Every Problem Does Not Have a Solution. It is a particular conceit that every problem is solvable. It isn't. Mayhem and human rights violations abound, even as the United States cannot intervene everywhere or take foreign policy positions that will necessarily help. That's why realists are comfortable doing little or nothing in certain instances, even as they feel just as bad as idealists about heartrending situations.
Interests Come Before Values. A nation such as the United States has interests in secure sea lines of communication, access to energy, a soft dominance in the Western Hemisphere and a favorable balance of power in the Eastern Hemisphere. These are amoral concerns that, while not necessarily in conflict with liberal values, operate in a different category from them. If Arab dictatorships will better secure safe sea lanes in and out of energy-producing areas than would chaotic democracies, realists will opt for dictatorship, knowing that it is a tragic yet necessary decision.
American Power Is Limited. The United States cannot intervene everywhere or even in most places. Precisely because America is a global power, it must try to avoid getting bogged down in any one particular place. The United States can defend treaty and de facto allies with its naval, air and cyber power. It can infiltrate communications networks the world over. It can, in short, do a lot of things. But it cannot set to rights complex Islamic societies in deep turmoil. So another thing realists are good at -- and comfortable with -- is disappointing people. In fact, one might say that foreign policy at its best is often about disappointing people, not always creating opportunities so much as keeping even worse things from happening.
Passion and Good Policy Often Don't Go Together. Foreign policy requires practitioners among whom the blood runs cold. While loud voices abound about doing something, the person in charge must quietly ask himself or herself, If I do this, what will happen two steps down the road, three steps down the road, and so forth? For passion can easily flip: Those screaming the loudest for intervention today can be the same ones calling your intervention flawed or insufficient after you have embarked on the fateful enterprise.
Reading this list, you might think that realism is immoral. That would be wrong. Rather, realism is imbued with a hard morality of best possible outcomes under the circumstances rather than a soft morality of good intentions. For there is a big difference between being moral and moralistic: The former celebrates difficult choices and the consequences that follow, while the latter abjures them. Realism is a hard road.

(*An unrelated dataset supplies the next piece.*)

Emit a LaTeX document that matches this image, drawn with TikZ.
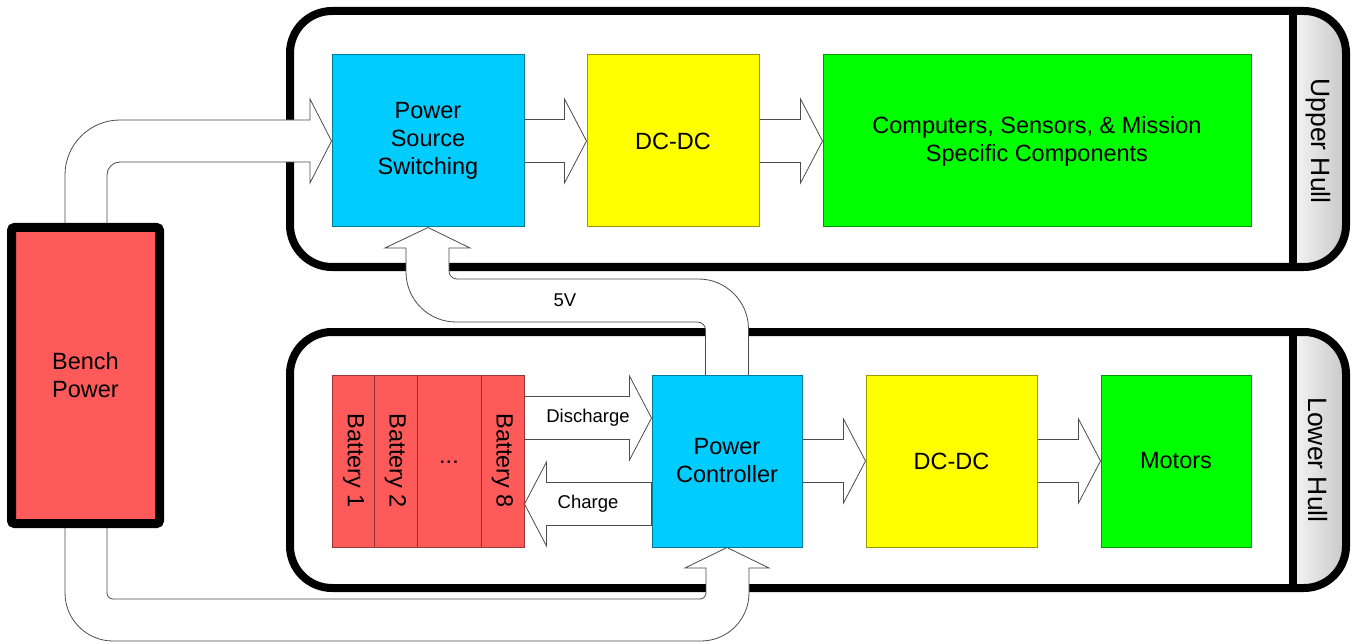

The policymaker who lives by its dictums will often be rebuked while in office and fondly recalled as a statesman in the years and decades following. Look at George H.W. Bush. But foreign policy realists who have served in high office, I suspect, are more comfortable with the kind of loneliness that comes with rebuke than some of their idealist counterparts. Loneliness is normal for the best policymakers; it is the craving for the adoring crowd that is dangerous.